Wacana Penambahan Kementerian, Pakar: Bagi-bagi Kekuasaan, APBN Seolah Jadi Bancakan Parpol
Pakar Kebijakan Publik dari Universitas Trisakti Trubus Rahadiansyah menilai wacana penambahan kementerian syarat kepentingan politis.
Penulis: Hendra Gunawan
Editor: Choirul Arifin
Laporan Wartawan Tribunnews.com, Reynas Abdila
TRIBUNNEWS.COM, JAKARTA - Pakar kebijakan publik dari Universitas Trisakti Trubus Rahadiansyah menilai wacana penambahan kementerian syarat dengan kepentingan politis.
Menurutnya, dasar pemikiran seperti itu didasari bagi-bagi kekuasaan seolah-olah APBN adalah bancakan partai politik.
“Itu kan cara berpikir keliru, berpikir politis murni sedangkan persoalannya kita harus melihat sisi kemanfaatannya itu yang penting,” kata Trubus kepada Tribun, Rabu (8/5/2024).

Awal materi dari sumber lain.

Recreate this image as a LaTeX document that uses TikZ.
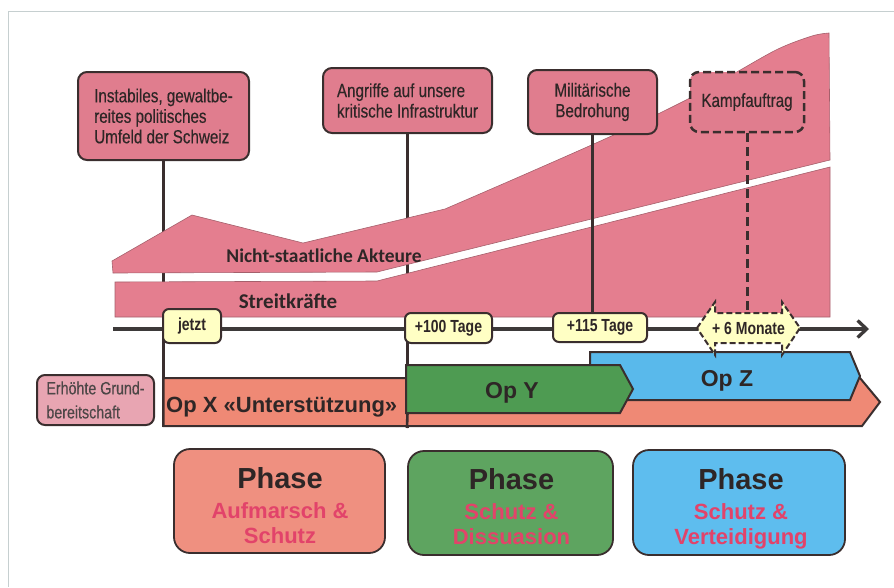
\documentclass[tikz,border=0pt]{standalone}
\usepackage{fontspec}
\setmainfont{Liberation Sans}
\newfontfamily\narrowfont[FakeStretch=0.8, FakeBold=0.3]{Liberation Sans}
\newfontfamily\narrowbold[FakeStretch=0.8]{Liberation Sans Bold}
\newfontfamily\calfont{Carlito}
\usetikzlibrary{arrows.meta}
\definecolor{linec}{HTML}{3A2E2E}
\definecolor{textc}{HTML}{2E2626}
\definecolor{framec}{HTML}{C6CFD0}
\definecolor{zonepink}{HTML}{E47E8F}
\definecolor{zoneedge}{HTML}{A5606C}
\definecolor{boxpink}{HTML}{E07D8E}
\definecolor{grundpink}{HTML}{E8A5B2}
\definecolor{salmon}{HTML}{EF8975}
\definecolor{salmonph}{HTML}{EF9080}
\definecolor{opgreen}{HTML}{4E9B52}
\definecolor{greenph}{HTML}{5EA460}
\definecolor{opblue}{HTML}{59B9EB}
\definecolor{blueph}{HTML}{5EBDEE}
\definecolor{labyellow}{HTML}{FFFFC4}
\definecolor{subred}{HTML}{E2436A}
\definecolor{axisc}{HTML}{3D3A3A}
\newcommand\evfont{\narrowfont\fontsize{19}{20.5}\selectfont}
\newcommand\tlfont{\narrowbold\fontsize{17.5}{18}\selectfont}
\newcommand\grfont{\narrowfont\fontsize{17.8}{24}\selectfont}
\newcommand\opfont{\bfseries\fontsize{23}{26}\selectfont}
\newcommand\phfont{\bfseries\fontsize{29}{32}\selectfont}
\newcommand\phsubfont{\bfseries\fontsize{22}{25}\selectfont}
\newcommand\shlabfont{\calfont\bfseries\fontsize{19.5}{22}\selectfont}
\pgfdeclarelayer{back}
\pgfsetlayers{back,main}
\begin{document}
\begin{tikzpicture}[x=1pt,y=-1pt,
  zoneshape/.style={fill=zonepink, draw=zoneedge, line width=0.6pt},
  shlab/.style={font=\shlabfont, text=textc, inner sep=0pt},
  evbox/.style={draw=linec, line width=2pt, fill=boxpink, rounded corners=9pt, text=textc, inner sep=0pt, font=\evfont},
  vline/.style={draw=linec, line width=2.6pt},
  dline/.style={draw=linec, line width=3pt, dash pattern=on 9pt off 5pt},
  timeaxis/.style={draw=axisc, line width=3.3pt, -{Straight Barb[length=9pt,width=17pt]}},
  tlabel/.style={draw=linec, line width=2pt, fill=labyellow, rounded corners=6pt, text=textc, inner sep=0pt, font=\tlfont},
  opshape/.style={draw=linec, line width=2pt, line join=miter},
  oplab/.style={font=\opfont, text=textc, inner sep=0pt},
  phbox/.style={draw=linec, line width=1.8pt, rounded corners=16pt, minimum height=104pt},
  phtitle/.style={font=\phfont, text=textc, inner sep=0pt, anchor=base},
  phsub/.style={font=\phsubfont, text=subred, inner sep=0pt, anchor=base}]
\useasboundingbox (0,0) rectangle (894,587);
\draw[framec, line width=0.8pt] (894,11.5) -- (8.5,11.5) -- (8.5,587);

% upper zone: non-state actors
\filldraw[zoneshape] (113,273) -- (112,261) -- (192,215) -- (303,243) -- (445,209)
  -- plot[smooth, tension=0.55] coordinates {(445,209) (528,173) (618,133) (690,98) (735,73) (778,49) (812,36) (829,33)}
  -- (830,160) -- (377,272) -- cycle;
\node[shlab, anchor=base] (nsa) at (324,262) {Nicht-staatliche Akteure};
% lower zone: armed forces
\filldraw[zoneshape] (115,282) -- (377,281) -- (830,167) -- (830,317) -- (115,317) -- cycle;
\node[shlab, anchor=base, font=\calfont\bfseries\fontsize{21}{24}\selectfont] (sk) at (288,308) {Streitkräfte};

% event boxes
\node[evbox, minimum width=171pt, minimum height=88pt, align=left] (b1) at (163.5,116) {Instabiles, gewaltbe-\\reites politisches\\Umfeld der Schweiz};
\node[evbox, minimum width=169pt, minimum height=65pt, align=left] (b2) at (407.5,100.5) {Angriffe auf unsere\\kritische Infrastruktur};
\node[evbox, minimum width=129pt, minimum height=64pt, align=center] (b3) at (592.5,102) {Militärische\\Bedrohung};
\node[evbox, dash pattern=on 8pt off 4pt, line width=2.5pt, minimum width=114pt, minimum height=60pt] (b4) at (747,102) {Kampfauftrag};

% time axis
\coordinate (axL) at (113,329);
\coordinate (axR) at (869,329);
\draw[timeaxis] (axL) -- (axR);
\node[tlabel, minimum width=58pt, minimum height=34pt] (jetzt) at (192,326) {jetzt};
\node[tlabel, minimum width=87pt, minimum height=30pt] (t100) at (448.5,328) {+100 Tage};
\node[tlabel, minimum width=94pt, minimum height=29pt] (t115) at (600,327.5) {+115 Tage};

\draw[vline] (b3.south) -- (b3.south |- t115.north);

% bottom ends of the phase lines
\coordinate (x1) at (163.5,427);
\coordinate (x2) at (407,428);
\coordinate (oyb) at (406,413);
\begin{pgfonlayer}{back}
\draw[vline] (b1.south) -- (x1);
\draw[vline] (b2.south) -- (b2.south |- x2);
\end{pgfonlayer}

% base readiness
\node[draw=linec, line width=2pt, fill=grundpink, rounded corners=8pt, minimum width=117pt, minimum height=50pt, inner sep=0pt, align=left, font=\grfont, text=textc!85!white] (grund) at (95.5,400) {Erhöhte Grund-\\bereitschaft};

% operations
\filldraw[opshape, fill=salmon] (163.5,378) -- (860,378) -- (880,402) -- (862,426) -- (163.5,426) -- cycle;
\node[oplab, anchor=base west, font=\bfseries\fontsize{22}{26}\selectfont] (lx) at (166,412) {Op X «Unterstützung»};
\filldraw[opshape, fill=opblue] (590,352) -- (850,352) -- (860,376) -- (850,400) -- (590,400) -- cycle;
\node[oplab, anchor=base] (lz) at (727,386) {Op Z};
\filldraw[opshape, fill=opgreen] (406,365) -- (620,365) -- (633,389) -- (620,413) -- (406,413) -- cycle;
\node[oplab, anchor=base] (ly) at (512,398) {Op Y};
\draw[vline] (b2.south |- oyb) -- (x2);

% +6 months double arrow
\filldraw[draw=linec, fill=labyellow, line width=2pt, dash pattern=on 6pt off 3pt]
  (697,328) -- (715,302) -- (715,313) -- (782,313) -- (782,302) -- (800,328)
  -- (782,355) -- (782,343) -- (715,343) -- (715,355) -- cycle;
\node[font=\tlfont, text=textc, inner sep=0pt, minimum width=67pt, minimum height=30pt] (t6) at (748.5,328) {+ 6 Monate};
\draw[dline] (b4.south) -- (b4.south |- t6.north);

% phases
\node[phbox, fill=salmonph, minimum width=211pt] (phA) at (279.5,501) {};
\node[phtitle] (phAt) at (280,488) {Phase};
\node[phsub] (phA1) at (280,518) {Aufmarsch \&};
\node[phsub] (phA2) at (280,543) {Schutz};
\node[phbox, fill=greenph, minimum width=205pt] (phB) at (510.5,503) {};
\node[phtitle] (phBt) at (511.5,489) {Phase};
\node[phsub] (phB1) at (511.5,519) {Schutz \&};
\node[phsub] (phB2) at (511.5,544) {Dissuasion};
\node[phbox, fill=blueph, minimum width=212pt, minimum height=105pt] (phC) at (739,502.5) {};
\node[phtitle] (phCt) at (741,489) {Phase};
\node[phsub] (phC1) at (741,519) {Schutz \&};
\node[phsub] (phC2) at (741,544) {Verteidigung};
\end{tikzpicture}
\end{document}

Baca juga: Indonesia Re Dukung Stabilitas APBN Lewat Strategi Pembiayaan Risiko Bencana yang Memadai
Dia menegaskan Anggaran Pendapatan dan Belanja Negara (APBN) ada semata-mata untuk kepentingan publik
Trubus berpandangan penambahan jumlah kementerian juga akan mempersulit sisi pengambilan kesepakatan pelaksanaan kebijakan.
Semisal pada waktu pandemi Covid-19, ada banyak kementerian lintas sektor yang terlibat.

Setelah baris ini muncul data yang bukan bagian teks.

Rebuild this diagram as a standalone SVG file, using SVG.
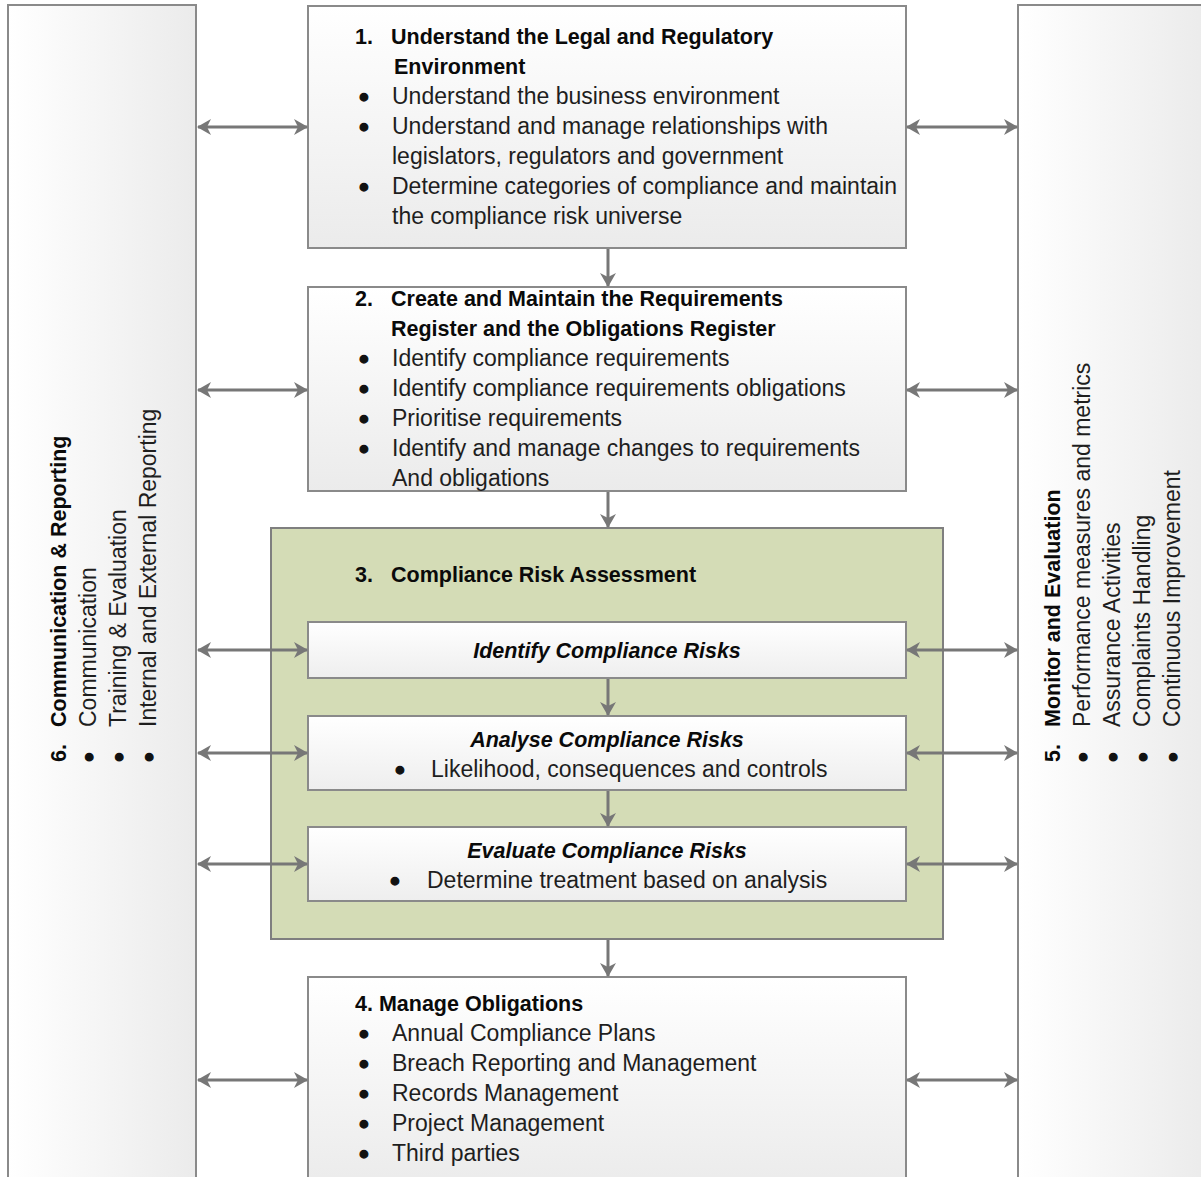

“Kebijakan pandemi itu harus diambil antara kementerian dan kemenko kalau terlalu banyak akhirnya akan berat sendiri dan lamban karena masalah ego sektoral,” ungkapnya.

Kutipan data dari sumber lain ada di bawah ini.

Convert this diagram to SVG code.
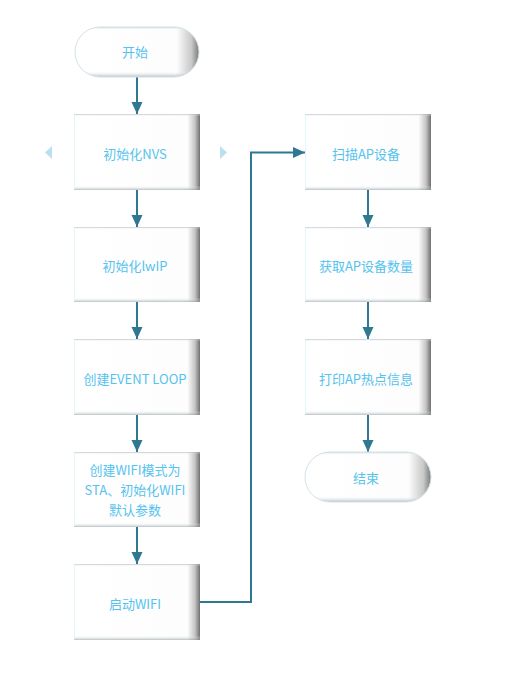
<svg xmlns="http://www.w3.org/2000/svg" width="515" height="682" viewBox="0 0 515 682">
<defs>
<style>
.t{font-family:"Microsoft YaHei","Noto Sans CJK SC","Noto Sans",sans-serif;font-size:13px;fill:#55c3ee;text-anchor:middle;dominant-baseline:central}
.c{stroke:#2f7892;stroke-width:2;fill:none}
.base{fill:url(#hg)}
.ov{fill:url(#vg)}
.edge{stroke:#e4f6fc;stroke-width:1}
.pill{fill:url(#vg2);stroke:#d3e2e8;stroke-width:1}
</style>
<linearGradient id="hg" x1="0" y1="0" x2="1" y2="0">
<stop offset="0" stop-color="#ffffff"/>
<stop offset="0.9" stop-color="#fdfdfd"/>
<stop offset="0.96" stop-color="#c4c4c4"/>
<stop offset="1" stop-color="#6f6f6f"/>
</linearGradient>
<linearGradient id="vg" x1="0" y1="0" x2="0" y2="1">
<stop offset="0" stop-color="#9aa8ae" stop-opacity="0.7"/>
<stop offset="0.03" stop-color="#ffffff" stop-opacity="0"/>
<stop offset="0.94" stop-color="#ffffff" stop-opacity="0"/>
<stop offset="1" stop-color="#8a979c" stop-opacity="0.6"/>
</linearGradient>
<linearGradient id="vg2" x1="0" y1="0" x2="0" y2="1">
<stop offset="0" stop-color="#9aa8ae" stop-opacity="0.5"/>
<stop offset="0.06" stop-color="#ffffff" stop-opacity="0"/>
<stop offset="0.88" stop-color="#ffffff" stop-opacity="0"/>
<stop offset="1" stop-color="#8a979c" stop-opacity="0.6"/>
</linearGradient>
<linearGradient id="hg2" x1="0" y1="0" x2="1" y2="0">
<stop offset="0" stop-color="#ffffff"/>
<stop offset="0.82" stop-color="#fdfdfd"/>
<stop offset="0.94" stop-color="#c8c8c8"/>
<stop offset="1" stop-color="#7a7a7a"/>
</linearGradient>
<marker id="ah" viewBox="0 0 12 12" markerWidth="12" markerHeight="12" refX="12" refY="6" orient="auto" markerUnits="userSpaceOnUse">
<path d="M0,0.5 L12,6 L0,11.5 Z" fill="#2f7892"/>
</marker>
</defs>
<rect width="515" height="682" fill="#ffffff"/>

<g id="connectors">
<line class="c" x1="137" y1="77" x2="137" y2="114" marker-end="url(#ah)"/>
<line class="c" x1="137" y1="190" x2="137" y2="227" marker-end="url(#ah)"/>
<line class="c" x1="137" y1="302" x2="137" y2="339" marker-end="url(#ah)"/>
<line class="c" x1="137" y1="415" x2="137" y2="452" marker-end="url(#ah)"/>
<line class="c" x1="137" y1="527" x2="137" y2="564" marker-end="url(#ah)"/>
<polyline class="c" points="200,602 251,602 251,152.5 305,152.5" marker-end="url(#ah)"/>
<line class="c" x1="368" y1="190" x2="368" y2="227" marker-end="url(#ah)"/>
<line class="c" x1="368" y1="302" x2="368" y2="339" marker-end="url(#ah)"/>
<line class="c" x1="368" y1="415" x2="368" y2="452" marker-end="url(#ah)"/>
</g>

<g id="nav">
<path d="M52,146 L45,152.5 L52,159 Z" fill="#b9dff0"/>
<path d="M220,146 L227,152.5 L220,159 Z" fill="#b9dff0"/>
</g>

<g id="start">
<rect x="75" y="27" width="124" height="50" rx="25" fill="url(#hg2)"/>
<rect class="pill" x="75" y="27" width="124" height="50" rx="25"/>
<text class="t" x="135" y="51">开始</text>
</g>
<g id="n1">
<rect class="base" x="74" y="114" width="126" height="76"/>
<rect class="ov" x="74" y="114" width="126" height="76"/>
<line class="edge" x1="74.5" y1="115" x2="74.5" y2="189"/>
<text class="t" x="135" y="153">初始化NVS</text>
</g>
<g id="n2">
<rect class="base" x="74" y="227" width="126" height="75"/>
<rect class="ov" x="74" y="227" width="126" height="75"/>
<line class="edge" x1="74.5" y1="228" x2="74.5" y2="301"/>
<text class="t" x="135" y="265">初始化lwIP</text>
</g>
<g id="n3">
<rect class="base" x="74" y="339" width="126" height="76"/>
<rect class="ov" x="74" y="339" width="126" height="76"/>
<line class="edge" x1="74.5" y1="340" x2="74.5" y2="414"/>
<text class="t" x="135" y="378">创建EVENT LOOP</text>
</g>
<g id="n4">
<rect class="base" x="74" y="452" width="126" height="75"/>
<rect class="ov" x="74" y="452" width="126" height="75"/>
<line class="edge" x1="74.5" y1="453" x2="74.5" y2="526"/>
<text class="t" x="135" y="469">创建WIFI模式为</text>
<text class="t" x="135" y="489">STA、初始化WIFI</text>
<text class="t" x="135" y="509">默认参数</text>
</g>
<g id="n5">
<rect class="base" x="74" y="564" width="126" height="76"/>
<rect class="ov" x="74" y="564" width="126" height="76"/>
<line class="edge" x1="74.5" y1="565" x2="74.5" y2="639"/>
<text class="t" x="135" y="603">启动WIFI</text>
</g>
<g id="n6">
<rect class="base" x="305" y="114" width="126" height="76"/>
<rect class="ov" x="305" y="114" width="126" height="76"/>
<line class="edge" x1="305.5" y1="115" x2="305.5" y2="189"/>
<text class="t" x="366" y="153">扫描AP设备</text>
</g>
<g id="n7">
<rect class="base" x="305" y="227" width="126" height="75"/>
<rect class="ov" x="305" y="227" width="126" height="75"/>
<line class="edge" x1="305.5" y1="228" x2="305.5" y2="301"/>
<text class="t" x="366" y="265">获取AP设备数量</text>
</g>
<g id="n8">
<rect class="base" x="305" y="339" width="126" height="76"/>
<rect class="ov" x="305" y="339" width="126" height="76"/>
<line class="edge" x1="305.5" y1="340" x2="305.5" y2="414"/>
<text class="t" x="366" y="378">打印AP热点信息</text>
</g>
<g id="end">
<rect x="305" y="452" width="126" height="50" rx="25" fill="url(#hg2)"/>
<rect class="pill" x="305" y="452" width="126" height="50" rx="25"/>
<text class="t" x="366" y="477">结束</text>
</g>
</svg>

Artinya penambahan kementerian membuat kinerja eksekutif tidak lebih efektif.
Termasuk penanganan pangan yang melinatkan Kementerian Pertanian, Bulog, dan Bapanas.
“Ini masing-masing saling tumpang tindih merasa punya kewenangan aturan,” lanjutnya.
Dia pun menyoroti banyaknya lembaga yang mengatur kepegawaian aparatur sipil negara (ASN).
Kementerian PAN RB, lanjut Trubus, selama ini memiliki dua lembaga di bawahnya yakni Lembaga Administrasi Negara (LAN) dan Badan Kepegawaian Negara (BKN).
Baca juga: Menkeu Sri Mulyani: APBN Maret 2024 Surplus Rp 8,1 Triliun
“Itu kan seharusnya digabung saja buat apa banyak-banyak tidak ada kemanfaatannya, Kementerian Perdagangan juga seharusnya digabung kembali dengan Kementerian Perindustrian,” urainya.